What each scenario asserts

  • Expected containers up, unexpected absent. Every service for that config is running and healthy; in remote mode there is no monerod.
  • pithead status exit code: 0 for a healthy config.
  • Dashboard reads live state. /api/state is reachable; Monero is synced (done); pruned/full display matches monero.prune (#32); the sidechain pool.type matches p2pool.pool.
  • End-to-end mining. Workers are online (proxy_workers >= --workers), stratum has connections, and total hashes are accumulating (#28).
  • Posture propagated. MONERO_RPC_BIND, DASHBOARD_SECURE, XVB_ENABLED, and TARI_REQUIRED in .env match the config; the Caddyfile uses the right scheme.
  • Idempotency. A second apply -y with no change is a clean no-op.
  • Secrets preserved.
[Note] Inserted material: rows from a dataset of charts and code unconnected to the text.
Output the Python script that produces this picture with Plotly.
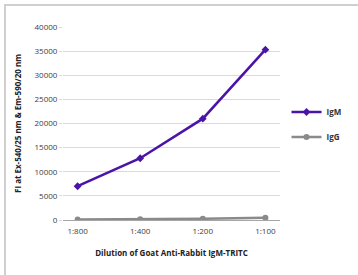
import plotly.graph_objects as go

categories = ["1:800", "1:400", "1:200", "1:100"]
igm = [7000, 12800, 21000, 35300]
igg = [100, 150, 250, 450]
y_ticks = [0, 5000, 10000, 15000, 20000, 25000, 30000, 35000, 40000]
y_tick_labels = [str(v) for v in y_ticks]

FONT = "Open Sans"
legend_font = dict(family=FONT, size=8, color="#333333", weight="bold")

fig = go.Figure()
fig.add_trace(go.Scatter(x=categories, y=igm, name="IgM", mode="lines+markers",
                         line=dict(color="#4a14a8", width=2.5),
                         marker=dict(symbol="diamond", size=6, color="#4a14a8"),
                         legend="legend"))
fig.add_trace(go.Scatter(x=categories, y=igg, name="IgG", mode="lines+markers",
                         line=dict(color="#8a8a8a", width=2.5),
                         marker=dict(symbol="circle", size=6, color="#8a8a8a"),
                         legend="legend2"))

fig.update_layout(
    width=358, height=275,
    margin=dict(l=63, r=55, t=27, b=55),
    paper_bgcolor="white", plot_bgcolor="white",
    font=dict(family=FONT, size=8, color="#404040"),
    showlegend=True,
    legend=dict(x=1.03, y=(220 - 112) / 193, xanchor="left", yanchor="middle",
                font=legend_font, itemwidth=30, bgcolor="rgba(0,0,0,0)"),
    legend2=dict(x=1.03, y=(220 - 137) / 193, xanchor="left", yanchor="middle",
                 font=legend_font, itemwidth=30, bgcolor="rgba(0,0,0,0)"),
    xaxis=dict(type="category", automargin=False, showgrid=False, showline=True,
               linecolor="#a6a6a6", linewidth=1, ticks="", ticklabelstandoff=3,
               tickfont=dict(size=8, color="#404040"),
               title=dict(text="Dilution of Goat Anti-Rabbit IgM-TRITC",
                          font=dict(size=8, color="#222222", weight="bold"), standoff=15)),
    yaxis=dict(range=[0, 40000], automargin=False, tickvals=y_ticks, ticktext=y_tick_labels,
               showgrid=True, gridcolor="#d9d9d9",
               gridwidth=1, zeroline=False, showline=False, ticks="outside",
               ticklen=3, tickcolor="#d9d9d9", tickfont=dict(size=8, color="#404040"),
               title=dict(text="FI at Ex-540/25 nm & Em-590/20 nm",
                          font=dict(size=8, color="#222222", weight="bold"), standoff=11)),
)

frame_js = (
    "document.body.style.margin='0';document.body.style.overflow='hidden';"
    "var f=document.createElement('div');"
    "f.style.cssText='position:absolute;left:4px;top:4px;width:360px;height:280px;"
    "border-top:2px solid #cfcfcf;border-left:2px solid #cfcfcf;pointer-events:none;';"
    "document.body.appendChild(f);"
)

fig.write_html("out.html", config={"displayModeBar": False}, post_script=frame_js)
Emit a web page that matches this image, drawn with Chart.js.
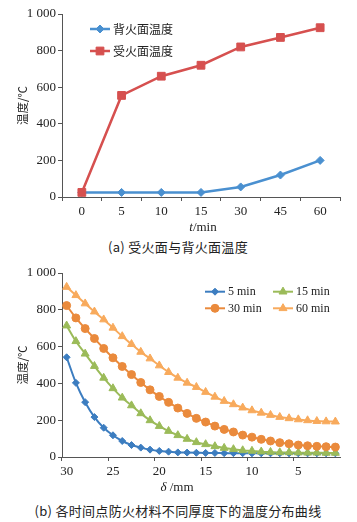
<!DOCTYPE html>
<html>
<head>
<meta charset="utf-8">
<script src="https://cdn.jsdelivr.net/npm/chart.js"></script>
<style>
html,body{margin:0;padding:0;background:#fff;}
body{width:357px;height:522px;position:relative;overflow:hidden;}
.box{position:absolute;left:0;width:357px;}
.cap{position:absolute;left:0;width:356px;text-align:center;font:13px "Noto Sans CJK SC",sans-serif;color:#222;line-height:18px;letter-spacing:0.3px;}
</style>
</head>
<body>
<div class="box" style="top:0;height:236px;"><canvas id="c1"></canvas></div>
<div class="cap" style="top:238px;">(a) 受火面与背火面温度</div>
<div class="box" style="top:262px;height:236px;"><canvas id="c2"></canvas></div>
<div class="cap" style="top:502px;">(b) 各时间点防火材料不同厚度下的温度分布曲线</div>
<script>
// ---- data (chart a) ----
const timeLabels = ['0','5','10','15','30','45','60'];
const backTemp = [25,25,25,25,55,120,200];
const fireTemp = [25,555,660,720,820,872,925];
// ---- data (chart b) ----
const thickness = [30,29,28,27,26,25,24,23,22,21,20,19,18,17,16,15,14,13,12,11,10,9,8,7,6,5,4,3,2,1];
const t5  = [542,403,298,217,159,118,87,65,51,40,33,29,25,24,23,22,22,21,21,21,20,20,20,20,20,20,20,20,20,20];
const t15 = [714,629,561,494,430,373,322,280,237,199,168,141,118,98,80,69,58,49,42,36,33,29,27,25,25,24,23,23,22,22];
const t30 = [823,756,698,644,590,539,492,448,405,365,329,297,266,237,210,190,168,150,136,119,108,96,87,78,72,65,61,58,56,54];
const t60 = [924,879,834,790,747,702,656,613,571,535,497,461,430,403,380,353,327,304,286,268,253,240,228,217,210,204,199,195,193,192];
const yTicks = [0,200,400,600,800,1000];

const SERIF = '"Liberation Serif","DejaVu Serif",serif';
const CJK = '"Noto Sans CJK SC",sans-serif';
const AX = '#555';

const annot = {
  id: 'annot',
  afterDraw(chart, args, o) {
    const ctx = chart.ctx, ca = chart.chartArea;
    ctx.save();
    ctx.fillStyle = '#222';
    // y title
    ctx.save();
    ctx.translate(o.yTitleX, (ca.top + ca.bottom) / 2);
    ctx.rotate(-Math.PI / 2);
    ctx.font = '11.5px ' + CJK;
    ctx.textAlign = 'center';
    ctx.textBaseline = 'middle';
    ctx.fillText(o.yTitle, 0, 0);
    ctx.restore();
    // x title
    const parts = o.xTitle;
    let total = 0;
    const fonts = parts.map(p => (p.italic ? 'italic ' : '') + '13px ' + SERIF);
    parts.forEach((p, i) => { ctx.font = fonts[i]; total += ctx.measureText(p.text).width; });
    let x = (ca.left + ca.right) / 2 + o.xTitleDx - total / 2;
    const y = ca.bottom + o.xTitleDy;
    ctx.textBaseline = 'middle';
    ctx.textAlign = 'left';
    parts.forEach((p, i) => { ctx.font = fonts[i]; ctx.fillText(p.text, x, y); x += ctx.measureText(p.text).width; });
    // legend
    const L = o.legend;
    chart.data.datasets.forEach((ds, i) => {
      const col = i % L.cols, row = Math.floor(i / L.cols);
      const x0 = ca.left + L.x + col * L.colW;
      const y0 = ca.top + L.y + row * L.rowH;
      ctx.strokeStyle = ds.borderColor;
      ctx.fillStyle = ds.backgroundColor;
      ctx.lineWidth = ds.borderWidth;
      ctx.beginPath(); ctx.moveTo(x0, y0); ctx.lineTo(x0 + L.lineLen, y0); ctx.stroke();
      if (Chart.helpers && Chart.helpers.drawPoint) {
        ctx.lineWidth = 1;
        Chart.helpers.drawPoint(ctx, {pointStyle: ds.pointStyle, radius: ds.pointRadius, rotation: 0, borderWidth: 1}, x0 + L.lineLen / 2, y0);
      }
      ctx.fillStyle = '#222';
      ctx.font = L.font;
      ctx.textAlign = 'left';
      ctx.textBaseline = 'middle';
      ctx.fillText(ds.label, x0 + L.lineLen + 3, y0 + 0.5);
    });
    ctx.restore();
  }
};

function yAxis() {
  return {
    min: 0, max: 1000,
    afterFit(s) { s.width = 62; },
    afterBuildTicks(s) { s.ticks = yTicks.map(v => ({value: v})); },
    ticks: { font: {family: SERIF, size: 13}, color: '#222', padding: 2,
      callback: v => v >= 1000 ? String(v).replace(/^(\d)(\d{3})$/, '$1 $2') : String(v) },
    grid: { drawOnChartArea: false, drawTicks: true, tickLength: 4, color: AX },
    border: { color: AX, width: 1 }
  };
}

new Chart(document.getElementById('c1'), {
  type: 'line',
  data: {
    labels: timeLabels,
    datasets: [
      { label: '背火面温度', data: backTemp, borderColor: '#4a90d0', backgroundColor: '#4a90d0', borderWidth: 2.5,
        pointStyle: 'rectRot', pointRadius: 4, pointBorderWidth: 1, tension: 0, order: 2 },
      { label: '受火面温度', data: fireTemp, borderColor: '#d6504f', backgroundColor: '#d6504f', borderWidth: 2.5,
        pointStyle: 'rect', pointRadius: 5.5, pointBorderWidth: 1, tension: 0, order: 1 }
    ]
  },
  options: {
    responsive: true, maintainAspectRatio: false, animation: false, devicePixelRatio: 1,
    layout: { padding: { top: 14, right: 17, left: 0, bottom: 0 } },
    plugins: {
      legend: { display: false }, tooltip: { enabled: false },
      annot: { yTitle: '温度/℃', yTitleX: 23, xTitle: [{text: 't', italic: true}, {text: '/min'}], xTitleDx: 2, xTitleDy: 31,
        legend: { x: 28, y: 15, cols: 1, colW: 0, rowH: 22, lineLen: 20, font: '12px ' + CJK } }
    },
    scales: {
      x: {
        type: 'category', offset: true,
        afterFit(s) { s.height = 39; },
        ticks: { font: {family: SERIF, size: 13}, color: '#222', padding: 3, maxRotation: 0, autoSkip: false },
        grid: { offset: true, drawOnChartArea: false, drawTicks: true, tickLength: 4, color: AX },
        border: { color: AX, width: 1 }
      },
      y: yAxis()
    }
  },
  plugins: [annot]
});

new Chart(document.getElementById('c2'), {
  type: 'line',
  data: {
    labels: thickness.map(String),
    datasets: [
      { label: '5 min', data: t5, borderColor: '#3c7dc0', backgroundColor: '#3c7dc0', borderWidth: 2,
        pointStyle: 'rectRot', pointRadius: 3.5, pointBorderWidth: 1, cubicInterpolationMode: 'monotone', order: 4 },
      { label: '15 min', data: t15, borderColor: '#9bbb59', backgroundColor: '#9bbb59', borderWidth: 2,
        pointStyle: 'triangle', pointRadius: 4.6, pointBorderWidth: 1, cubicInterpolationMode: 'monotone', order: 3 },
      { label: '30 min', data: t30, borderColor: '#ea8a3c', backgroundColor: '#ea8a3c', borderWidth: 2,
        pointStyle: 'circle', pointRadius: 4, pointBorderWidth: 1, cubicInterpolationMode: 'monotone', order: 2 },
      { label: '60 min', data: t60, borderColor: '#f8aa5c', backgroundColor: '#f8aa5c', borderWidth: 2,
        pointStyle: 'triangle', pointRadius: 4.6, pointBorderWidth: 1, cubicInterpolationMode: 'monotone', order: 1 }
    ]
  },
  options: {
    responsive: true, maintainAspectRatio: false, animation: false, devicePixelRatio: 1,
    layout: { padding: { top: 11, right: 17, left: 0, bottom: 0 } },
    plugins: {
      legend: { display: false }, tooltip: { enabled: false },
      annot: { yTitle: '温度/℃', yTitleX: 23, xTitle: [{text: 'δ', italic: true}, {text: ' /mm'}], xTitleDx: -24, xTitleDy: 31,
        legend: { x: 143, y: 18.7, cols: 2, colW: 68, rowH: 16.6, lineLen: 20, font: '12px ' + SERIF } }
    },
    scales: {
      x: {
        type: 'category', offset: true,
        afterFit(s) { s.height = 41; },
        ticks: { font: {family: SERIF, size: 13}, color: '#222', padding: 3, maxRotation: 0, autoSkip: false,
          callback(v, i) { return i % 5 === 0 ? this.getLabelForValue(v) : ''; } },
        grid: { offset: true, drawOnChartArea: false, drawTicks: true, tickLength: 4,
          color: c => (c.index % 5 === 0 ? AX : 'rgba(0,0,0,0)') },
        border: { color: AX, width: 1 }
      },
      y: yAxis()
    }
  },
  plugins: [annot]
});
</script>
</body>
</html>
The proxy token and onion addresses are unchanged across every apply.

Lifecycle + failover (--lifecycle)

For one representative config:

  • restart brings the stack back healthy (status0).
  • An apply that changes the sidechain recreates only the affected containers and preserves secrets; the dashboard reflects the new pool; then it's reverted.
  • Node-down failover (#31): stop monerodstatus returns non-zero (node down) and the dashboard rejects workers (stops xmrig-proxy) → start monerod → workers readmitted → status0.

NOTE: upgrade (which rebuilds/pulls images) is intentionally not run unattended. It's slow and changes the bundle under test. Validate it as part of the release staging smoke test instead.


Artifacts & triage

Each run writes a manifest (results/manifest.txt) recording exactly what was under test: the stack VERSION, git revision, and docker compose images. A run is reproducible.

On a scenario failure, the harness captures (redacted) to results/<scenario>/: compose-ps.txt, status.txt, doctor.txt, config.json, env.redacted.txt, api-state.json, and logs.txt (last 200 lines per service). The end-of-run summary lists each failed assertion and points at these.


The self-test (CI)

tests/integration/selftest.sh exercises the harness's pure logic with no server: config rendering and value typing, expectation derivation (profile gating), secret redaction, the SSH/local exec wrapper, JSON parsing, and matrix axis coverage. It runs in CI on every PR (the shell job) and via make test-integration-selftest, so the harness itself is held to the same lint/test standard as the rest of the stack.


Release gate (#44)

The live matrix is the required, blocking pre-release gate: a release is not promoted or published unless it's green against the real Monero + Tari nodes. It's surfaced as make test-integration and wired into the make release pipeline's test gate. See Releasing › Pre-release gate. The version tagged/published is the exact bundle this run validated.